Amendment One would give the General Assembly carte blanche to decide the form and the cost of these unknown projects. If Amendment One passes, it is safe to predict that every year thereafter, legislators will be asked to add more and more varieties of “public improvements” to the menu.

And what of that quiet Amendment Four from 1977? The $5 billion of bonds still outstanding are being grudgingly paid off by customers of city-owned utilities. Three years ago, those responsible for paying for them became so upset with their situation that they tried to stick the rest of North Carolina taxpayers with most of the tab. They’ll likely try again.

It will be interesting to see whether voters see through Amendment One’s publicity campaign and reject this concept. They did so in 1982 and 1993.
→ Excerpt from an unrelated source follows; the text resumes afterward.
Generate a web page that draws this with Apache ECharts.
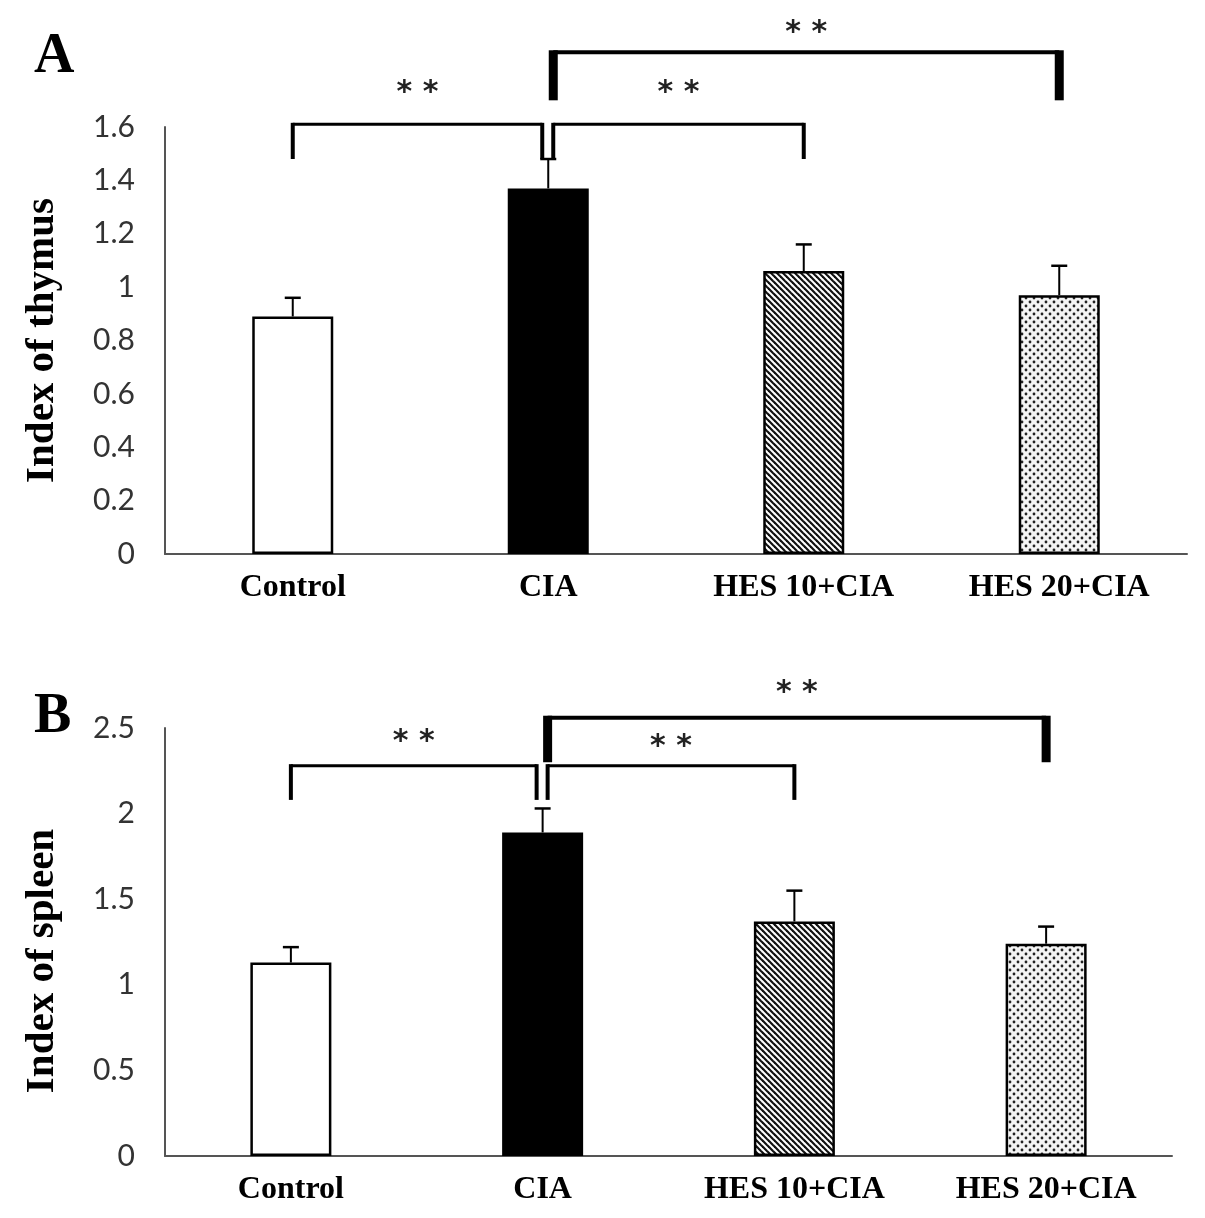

Voters would have an easier time assessing Amendment One, however, if its backers had given it a more accurate title. Amendment One might properly have appeared on the ballot as “An Amendment for the Benefit of Bond Attorneys, Investment Bankers, Financial Advisors and Assorted Feasibility Consultants.” And the commercials praising Amendment One might have also been different. Instead of showing job training, how about a scene with limousines pulling up to a lavish bond closing dinner, disgorging a gleeful throng of public officials and fee-smacking deal-makers?

That’s what is really on the ballot on November 2.

Marshall Lancaster is a recovering deal-maker who lives in Winston-Salem. He served as executive director of ElectriCities from 1972 to 1978 and recently authored a report on utility regulation and debt for the Raleigh-based John Locke Foundation.